The arrival of the new WLTP fuel consumption and emissions standard could prompt some fleets to offer company cars to employees currently operating under grey fleet arrangements.
The new regulations take effect this autumn and they have shown the “real world” consumption figures to be about 10-12% worse than under the current testing standard which will push up BIK costs to company car drivers.
Peter Golding, managing director at FleetCheck, said that the differences in fuel consumption and CO2 figures from some cars measured under WLTP compared to the older NEDC were marked to a degree that they demanded a radical rethink.
“We believe that this could be especially prevalent under organisations that have set themselves strong corporate social responsibility targets and are very concerned about the environmental impact of their fleet.
“The fact is that just about every company car comes out of WLTP much worse than NEDC and this will have a dramatic effect on the green results that these fleets are achieving.

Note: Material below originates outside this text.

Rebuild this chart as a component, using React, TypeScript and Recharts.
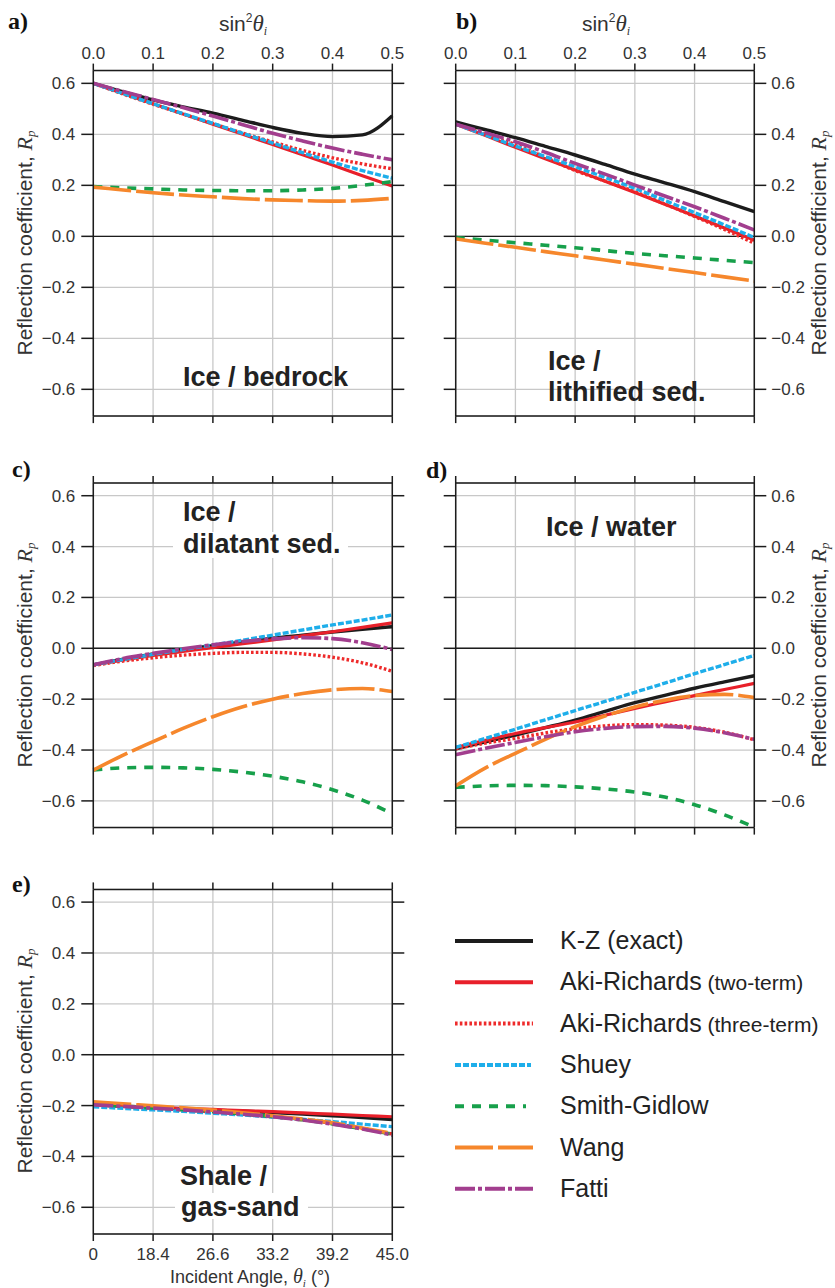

“Effectively, these employers face a choice – move the goalposts because of WLTP and increase their targets or reconsider the kind of company vehicles that they are operating alongside their grey fleet arrangements.
“For these fleets, because grey vehicles tend to be older and more polluting than newer vehicles, extending the company car scheme to include more people is a potential solution, as well as one that could be cost-effective.
The arrival of the new WLTP test in September means dealers will have to register existing stock before the end of August, or be unable to sell the models in the UK.
Only models meeting the tougher emissions test can be registered from 1 September.